The number of JPMorgan hackers’ targets rises

The distressing news that the JPMorgan Chase breach resulted in the compromise of data of some 76 million households and 7 million small businesses may be soon followed by more unwelcome announcements of the same kind.

Earlier this month NYT sources said that the hackers successfully targeted nine other US financial institutions. They also said that the attackers are believed to be from Russia, and appear to have “loose connection” with Russian government officials.

The (unofficial) number of other targeted US financial firms has risen in the meantime, and individuals familiar with the investigation point to US mutual fund company Fidelity Investments as one of the potential victims.

“We have no indication that any Fidelity customer sites, accounts, information, services or systems were affected by this matter,” a Fidelity spokesman commented.

“We take security very seriously and closely monitor the online environment.
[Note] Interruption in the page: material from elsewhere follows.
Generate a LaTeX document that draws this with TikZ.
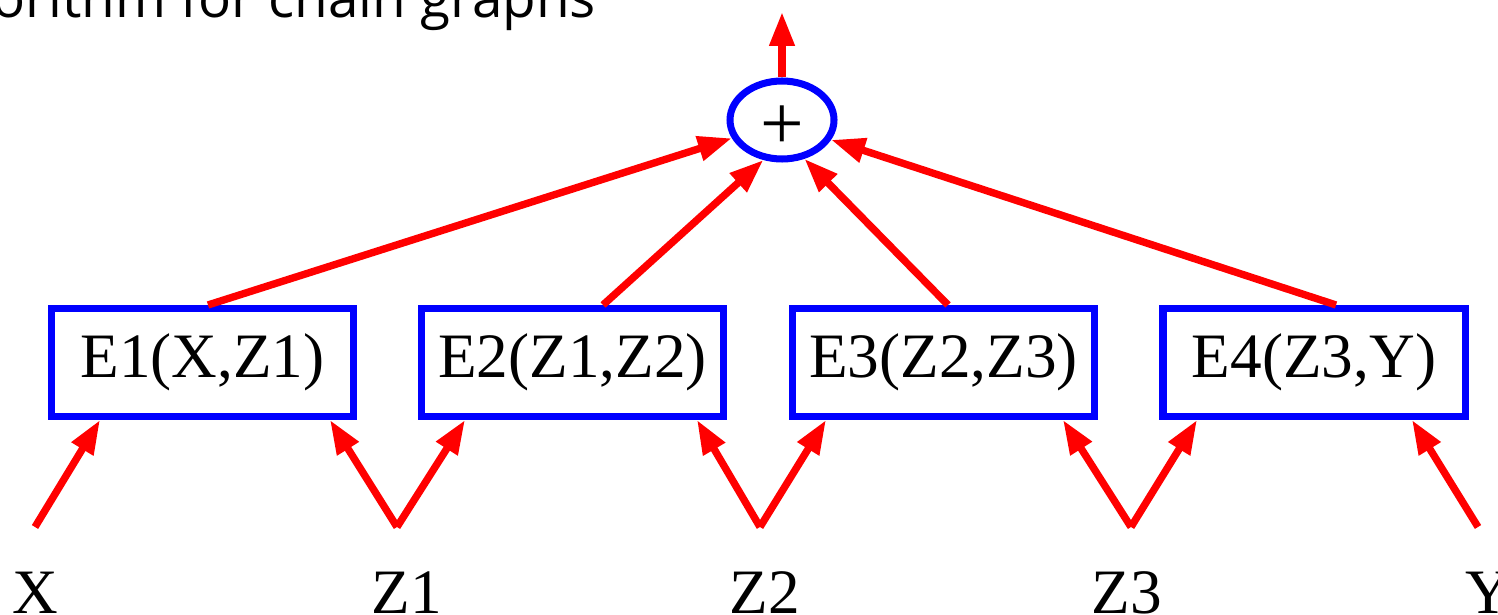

Fidelity has a range of safeguards and multiple layers of security in place to protect customer accounts and information, our sites, and systems. For security reasons, some of these protections are visible, some are not. Beyond that, for security reasons, it’s our practice not to comment on details of specific matters.”

Citigroup has apparently also been attacked, but the attackers haven’t managed to penetrate its defenses.

Bloomberg reports that after the JPMorgan breach was discovered, the bank circulated data about the malware and the IP addresses of the servers the attackers used with the goal of helping other companies check whether they have been attacked by the same group.

The JPMorgan breach was first discovered in late July, and it took several weeks to halt it. The attackers went after the personal information of account holders, and haven’t compromised any financial information, nor did they apparently access any accounts or transfer money from them. Whether that was their ultimate goal is still unknown.

But the attackers did manage to get a file containing a list of all software used on typical JPMorgan endpoint computers, and can use that information to mount new attacks by exploiting known or unknown software vulnerabilities.

SLC Security Services, a cyber security and investigation company based in North Carolina, says that Russian hackers have posted information on the breaches and named First Data, Suntrust Mortgage and a number of credit unions based in the US and Canada as the victims.

They claim that the First Data breach is confirmed, and that a UK financial institution may have also been affected.